§ **Records for this task**
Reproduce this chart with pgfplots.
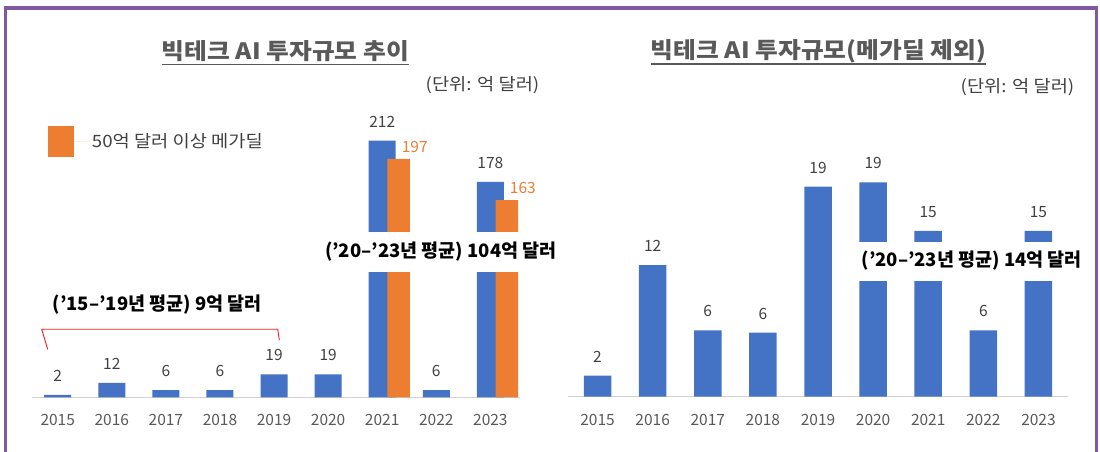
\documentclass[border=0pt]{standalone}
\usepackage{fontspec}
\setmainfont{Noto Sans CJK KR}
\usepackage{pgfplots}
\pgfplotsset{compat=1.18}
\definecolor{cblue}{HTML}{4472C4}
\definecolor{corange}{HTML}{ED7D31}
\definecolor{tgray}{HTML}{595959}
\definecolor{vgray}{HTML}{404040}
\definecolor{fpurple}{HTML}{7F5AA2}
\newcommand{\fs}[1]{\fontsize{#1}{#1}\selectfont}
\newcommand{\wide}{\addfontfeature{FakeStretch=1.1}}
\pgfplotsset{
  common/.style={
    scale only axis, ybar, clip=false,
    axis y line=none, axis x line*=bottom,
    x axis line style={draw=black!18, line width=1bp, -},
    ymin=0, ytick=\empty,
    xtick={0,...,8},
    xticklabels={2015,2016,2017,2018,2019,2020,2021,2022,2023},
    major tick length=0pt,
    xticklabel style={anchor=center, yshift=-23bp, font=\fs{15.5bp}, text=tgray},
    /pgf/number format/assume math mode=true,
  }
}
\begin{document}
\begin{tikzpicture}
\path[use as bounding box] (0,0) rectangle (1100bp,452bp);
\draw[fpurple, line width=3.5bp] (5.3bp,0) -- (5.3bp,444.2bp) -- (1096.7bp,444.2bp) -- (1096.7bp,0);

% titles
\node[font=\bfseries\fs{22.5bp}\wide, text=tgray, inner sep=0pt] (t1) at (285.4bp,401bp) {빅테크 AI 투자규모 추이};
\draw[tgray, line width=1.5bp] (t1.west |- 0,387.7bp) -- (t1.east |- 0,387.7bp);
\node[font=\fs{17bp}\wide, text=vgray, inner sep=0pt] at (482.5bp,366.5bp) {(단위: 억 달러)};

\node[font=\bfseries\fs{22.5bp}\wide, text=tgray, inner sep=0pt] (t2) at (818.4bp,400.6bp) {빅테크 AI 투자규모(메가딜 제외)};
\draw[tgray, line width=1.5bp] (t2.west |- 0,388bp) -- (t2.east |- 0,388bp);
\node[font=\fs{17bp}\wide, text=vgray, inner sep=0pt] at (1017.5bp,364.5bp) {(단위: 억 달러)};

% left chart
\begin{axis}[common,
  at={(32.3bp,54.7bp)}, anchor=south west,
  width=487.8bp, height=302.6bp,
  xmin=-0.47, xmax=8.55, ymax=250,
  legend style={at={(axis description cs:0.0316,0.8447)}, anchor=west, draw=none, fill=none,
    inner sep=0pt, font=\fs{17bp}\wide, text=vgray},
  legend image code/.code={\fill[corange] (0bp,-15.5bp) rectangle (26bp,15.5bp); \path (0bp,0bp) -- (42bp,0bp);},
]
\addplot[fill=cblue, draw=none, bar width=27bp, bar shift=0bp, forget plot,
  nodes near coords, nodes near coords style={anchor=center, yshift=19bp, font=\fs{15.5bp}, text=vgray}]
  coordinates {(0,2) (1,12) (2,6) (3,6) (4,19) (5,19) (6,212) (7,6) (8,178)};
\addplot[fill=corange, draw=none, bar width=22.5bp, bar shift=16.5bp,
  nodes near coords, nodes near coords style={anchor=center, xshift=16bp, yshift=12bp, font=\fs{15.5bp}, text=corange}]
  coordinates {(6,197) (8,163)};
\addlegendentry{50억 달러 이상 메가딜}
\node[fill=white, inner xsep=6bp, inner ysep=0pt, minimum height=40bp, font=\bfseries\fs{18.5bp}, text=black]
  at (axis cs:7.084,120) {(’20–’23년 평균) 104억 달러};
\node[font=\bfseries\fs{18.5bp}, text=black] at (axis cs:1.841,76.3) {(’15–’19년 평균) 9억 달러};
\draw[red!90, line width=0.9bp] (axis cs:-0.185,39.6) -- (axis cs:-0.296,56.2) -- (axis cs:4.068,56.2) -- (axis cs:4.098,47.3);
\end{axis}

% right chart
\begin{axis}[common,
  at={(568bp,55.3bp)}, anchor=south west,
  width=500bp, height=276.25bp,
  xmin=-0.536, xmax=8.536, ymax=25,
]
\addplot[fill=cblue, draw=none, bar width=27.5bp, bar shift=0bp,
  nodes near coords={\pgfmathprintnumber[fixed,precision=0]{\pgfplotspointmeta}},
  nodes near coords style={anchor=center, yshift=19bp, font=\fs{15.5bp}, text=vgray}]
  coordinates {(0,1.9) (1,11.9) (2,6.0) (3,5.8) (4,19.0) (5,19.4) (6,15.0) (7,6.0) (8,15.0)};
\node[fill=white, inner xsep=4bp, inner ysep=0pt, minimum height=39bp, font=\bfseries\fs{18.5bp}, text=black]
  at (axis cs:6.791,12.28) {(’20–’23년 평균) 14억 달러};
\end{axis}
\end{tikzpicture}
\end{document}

==

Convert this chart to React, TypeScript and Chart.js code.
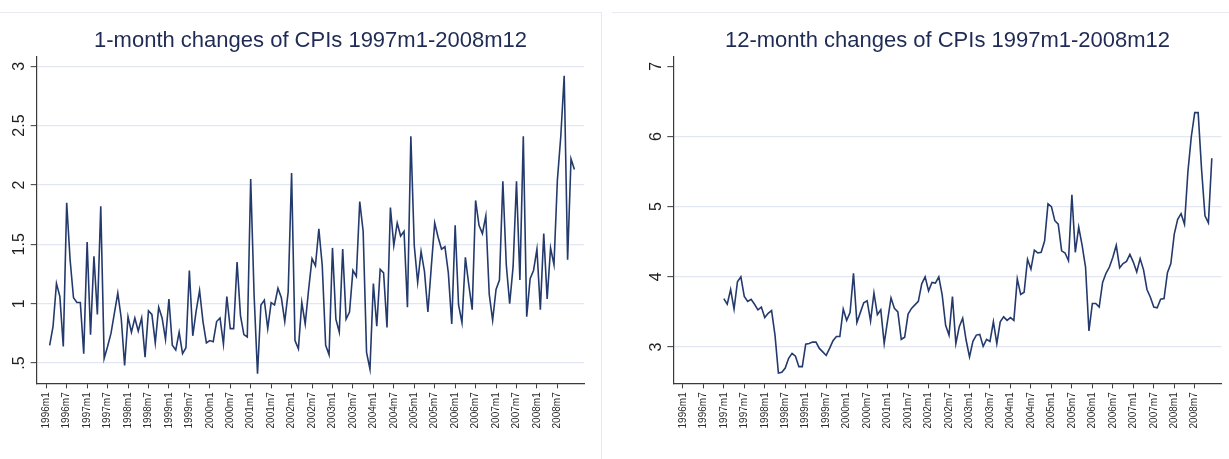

§ **What the task requires**
Take out nothing but the lines from the one containing "Reproduce this chart with pgfplots." to the one containing "(1096.7bp,444.2bp) -- (1096.7bp,0);", inclusive, retyped exactly. Drop the pictures.

§ **Reply to the exercise**
Reproduce this chart with pgfplots.
\documentclass[border=0pt]{standalone}
\usepackage{fontspec}
\setmainfont{Noto Sans CJK KR}
\usepackage{pgfplots}
\pgfplotsset{compat=1.18}
\definecolor{cblue}{HTML}{4472C4}
\definecolor{corange}{HTML}{ED7D31}
\definecolor{tgray}{HTML}{595959}
\definecolor{vgray}{HTML}{404040}
\definecolor{fpurple}{HTML}{7F5AA2}
\newcommand{\fs}[1]{\fontsize{#1}{#1}\selectfont}
\newcommand{\wide}{\addfontfeature{FakeStretch=1.1}}
\pgfplotsset{
  common/.style={
    scale only axis, ybar, clip=false,
    axis y line=none, axis x line*=bottom,
    x axis line style={draw=black!18, line width=1bp, -},
    ymin=0, ytick=\empty,
    xtick={0,...,8},
    xticklabels={2015,2016,2017,2018,2019,2020,2021,2022,2023},
    major tick length=0pt,
    xticklabel style={anchor=center, yshift=-23bp, font=\fs{15.5bp}, text=tgray},
    /pgf/number format/assume math mode=true,
  }
}
\begin{document}
\begin{tikzpicture}
\path[use as bounding box] (0,0) rectangle (1100bp,452bp);
\draw[fpurple, line width=3.5bp] (5.3bp,0) -- (5.3bp,444.2bp) -- (1096.7bp,444.2bp) -- (1096.7bp,0);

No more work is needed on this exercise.